= REQUIRED WORK =
Report how many lines in the records below contain the word "this". Give only the number.

= MATERIAL SHOWN =
▽

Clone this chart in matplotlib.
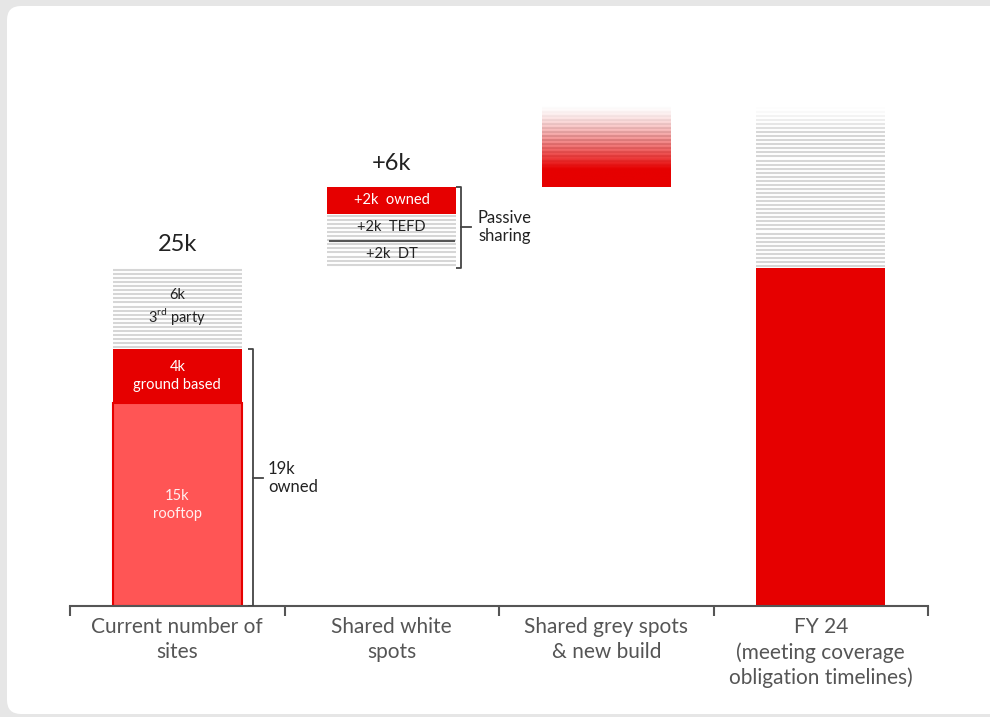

△
▽

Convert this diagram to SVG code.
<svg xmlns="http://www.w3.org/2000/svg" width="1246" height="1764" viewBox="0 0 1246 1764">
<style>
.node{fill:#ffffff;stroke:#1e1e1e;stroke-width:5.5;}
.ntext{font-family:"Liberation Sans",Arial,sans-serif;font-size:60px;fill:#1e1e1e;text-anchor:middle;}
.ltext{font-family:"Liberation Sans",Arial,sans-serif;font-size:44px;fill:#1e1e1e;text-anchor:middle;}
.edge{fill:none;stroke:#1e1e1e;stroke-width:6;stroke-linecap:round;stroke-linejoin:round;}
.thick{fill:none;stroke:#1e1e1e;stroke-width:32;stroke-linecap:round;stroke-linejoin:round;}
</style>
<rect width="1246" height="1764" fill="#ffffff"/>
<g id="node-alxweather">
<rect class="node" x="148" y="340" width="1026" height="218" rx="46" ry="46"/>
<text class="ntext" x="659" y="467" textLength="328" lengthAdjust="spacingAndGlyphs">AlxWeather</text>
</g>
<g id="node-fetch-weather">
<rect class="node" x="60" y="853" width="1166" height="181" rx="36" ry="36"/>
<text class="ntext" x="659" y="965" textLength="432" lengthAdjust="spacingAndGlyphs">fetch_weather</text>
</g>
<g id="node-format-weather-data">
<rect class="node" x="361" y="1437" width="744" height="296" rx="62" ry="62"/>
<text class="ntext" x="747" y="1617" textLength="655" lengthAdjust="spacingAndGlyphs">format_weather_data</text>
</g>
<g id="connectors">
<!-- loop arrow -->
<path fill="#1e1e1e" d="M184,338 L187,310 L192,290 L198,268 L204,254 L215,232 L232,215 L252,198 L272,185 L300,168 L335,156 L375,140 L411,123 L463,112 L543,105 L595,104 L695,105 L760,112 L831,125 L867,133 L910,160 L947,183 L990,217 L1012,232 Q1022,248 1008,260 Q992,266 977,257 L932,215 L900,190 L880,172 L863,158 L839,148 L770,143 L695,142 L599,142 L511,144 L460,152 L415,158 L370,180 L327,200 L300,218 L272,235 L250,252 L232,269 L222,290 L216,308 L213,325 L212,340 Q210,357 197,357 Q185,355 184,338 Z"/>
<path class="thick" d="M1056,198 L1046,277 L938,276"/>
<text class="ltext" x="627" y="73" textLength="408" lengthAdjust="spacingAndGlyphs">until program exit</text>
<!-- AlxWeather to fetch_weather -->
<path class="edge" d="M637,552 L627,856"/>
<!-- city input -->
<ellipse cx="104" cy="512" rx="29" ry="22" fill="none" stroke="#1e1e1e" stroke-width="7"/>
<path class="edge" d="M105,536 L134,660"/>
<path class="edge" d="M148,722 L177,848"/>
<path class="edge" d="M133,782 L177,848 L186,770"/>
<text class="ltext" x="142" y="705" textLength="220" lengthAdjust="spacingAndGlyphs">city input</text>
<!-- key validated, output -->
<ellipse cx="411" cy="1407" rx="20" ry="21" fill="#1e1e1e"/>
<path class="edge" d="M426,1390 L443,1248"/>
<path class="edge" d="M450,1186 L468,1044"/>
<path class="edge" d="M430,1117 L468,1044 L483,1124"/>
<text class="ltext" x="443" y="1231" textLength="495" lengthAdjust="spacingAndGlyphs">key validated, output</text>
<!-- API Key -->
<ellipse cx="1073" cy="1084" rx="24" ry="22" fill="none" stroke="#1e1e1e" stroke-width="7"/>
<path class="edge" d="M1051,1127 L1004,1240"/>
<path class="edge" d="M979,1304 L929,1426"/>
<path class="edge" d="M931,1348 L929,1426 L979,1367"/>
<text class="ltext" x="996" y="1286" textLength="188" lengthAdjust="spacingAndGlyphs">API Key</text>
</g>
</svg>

△
▽

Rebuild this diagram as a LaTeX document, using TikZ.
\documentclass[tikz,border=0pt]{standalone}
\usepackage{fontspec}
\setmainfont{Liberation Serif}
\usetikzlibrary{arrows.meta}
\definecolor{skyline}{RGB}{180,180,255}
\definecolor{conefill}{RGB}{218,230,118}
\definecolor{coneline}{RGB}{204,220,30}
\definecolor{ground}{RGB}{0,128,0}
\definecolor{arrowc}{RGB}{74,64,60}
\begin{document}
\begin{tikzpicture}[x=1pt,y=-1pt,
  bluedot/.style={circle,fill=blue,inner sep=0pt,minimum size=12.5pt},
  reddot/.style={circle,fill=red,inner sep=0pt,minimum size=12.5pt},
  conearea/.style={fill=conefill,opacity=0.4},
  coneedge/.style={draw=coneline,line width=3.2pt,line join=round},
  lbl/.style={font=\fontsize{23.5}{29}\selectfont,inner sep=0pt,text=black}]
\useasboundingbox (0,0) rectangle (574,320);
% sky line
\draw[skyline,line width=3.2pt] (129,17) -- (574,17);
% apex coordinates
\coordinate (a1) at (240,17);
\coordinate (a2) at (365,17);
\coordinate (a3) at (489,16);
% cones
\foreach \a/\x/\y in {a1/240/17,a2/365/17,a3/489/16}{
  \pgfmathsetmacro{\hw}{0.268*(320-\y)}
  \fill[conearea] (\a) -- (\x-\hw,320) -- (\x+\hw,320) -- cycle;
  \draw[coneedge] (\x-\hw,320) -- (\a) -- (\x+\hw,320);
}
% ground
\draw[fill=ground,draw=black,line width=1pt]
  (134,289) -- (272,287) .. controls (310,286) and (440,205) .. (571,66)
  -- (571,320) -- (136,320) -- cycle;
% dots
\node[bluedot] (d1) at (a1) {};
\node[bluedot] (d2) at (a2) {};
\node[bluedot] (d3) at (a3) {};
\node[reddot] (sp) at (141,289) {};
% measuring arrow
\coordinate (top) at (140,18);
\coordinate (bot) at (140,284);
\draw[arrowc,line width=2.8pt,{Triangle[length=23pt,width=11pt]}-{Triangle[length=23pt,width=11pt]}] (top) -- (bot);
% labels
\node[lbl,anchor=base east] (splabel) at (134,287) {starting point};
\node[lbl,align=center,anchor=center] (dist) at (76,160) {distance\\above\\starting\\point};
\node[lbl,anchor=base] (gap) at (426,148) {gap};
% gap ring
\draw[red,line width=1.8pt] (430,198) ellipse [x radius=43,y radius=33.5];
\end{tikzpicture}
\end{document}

△

= PROBLEM SOLUTION =
3